DATA EXTRACT
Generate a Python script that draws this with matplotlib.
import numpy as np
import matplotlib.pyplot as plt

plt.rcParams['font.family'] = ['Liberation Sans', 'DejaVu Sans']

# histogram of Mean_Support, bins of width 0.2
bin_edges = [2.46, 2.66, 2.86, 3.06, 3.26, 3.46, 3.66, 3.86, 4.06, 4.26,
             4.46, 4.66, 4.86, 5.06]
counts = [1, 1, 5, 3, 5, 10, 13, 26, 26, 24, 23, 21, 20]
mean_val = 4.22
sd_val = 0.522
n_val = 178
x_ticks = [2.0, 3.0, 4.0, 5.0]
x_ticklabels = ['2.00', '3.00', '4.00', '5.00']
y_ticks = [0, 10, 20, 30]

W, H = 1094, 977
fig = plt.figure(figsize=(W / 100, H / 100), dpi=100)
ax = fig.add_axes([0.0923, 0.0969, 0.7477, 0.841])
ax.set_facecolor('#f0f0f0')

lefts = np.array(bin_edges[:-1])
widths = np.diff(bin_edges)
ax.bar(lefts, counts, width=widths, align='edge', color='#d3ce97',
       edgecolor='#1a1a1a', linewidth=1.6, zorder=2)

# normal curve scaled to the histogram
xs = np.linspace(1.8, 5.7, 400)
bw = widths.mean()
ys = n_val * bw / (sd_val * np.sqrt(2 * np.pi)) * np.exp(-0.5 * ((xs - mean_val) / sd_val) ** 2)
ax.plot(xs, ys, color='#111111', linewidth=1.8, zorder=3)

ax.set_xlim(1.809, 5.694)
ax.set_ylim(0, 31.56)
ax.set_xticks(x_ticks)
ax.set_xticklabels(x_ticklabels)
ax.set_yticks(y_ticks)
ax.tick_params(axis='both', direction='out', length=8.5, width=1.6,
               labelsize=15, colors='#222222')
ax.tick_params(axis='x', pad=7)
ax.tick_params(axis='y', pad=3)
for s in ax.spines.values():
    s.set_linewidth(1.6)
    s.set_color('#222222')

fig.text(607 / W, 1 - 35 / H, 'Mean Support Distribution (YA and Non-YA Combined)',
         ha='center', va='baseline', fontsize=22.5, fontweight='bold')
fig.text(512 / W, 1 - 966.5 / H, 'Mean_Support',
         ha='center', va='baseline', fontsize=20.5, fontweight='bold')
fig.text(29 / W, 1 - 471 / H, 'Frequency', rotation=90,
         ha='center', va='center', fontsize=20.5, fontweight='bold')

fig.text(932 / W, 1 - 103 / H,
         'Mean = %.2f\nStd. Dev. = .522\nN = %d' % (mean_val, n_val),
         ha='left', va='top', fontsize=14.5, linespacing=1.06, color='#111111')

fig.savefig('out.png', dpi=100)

WHAT THE EXERCISE ASKS
Show every line of the listing in which the string "matplotlib" can be found.

RESPONSE BELOW
Generate a Python script that draws this with matplotlib.
import matplotlib.pyplot as plt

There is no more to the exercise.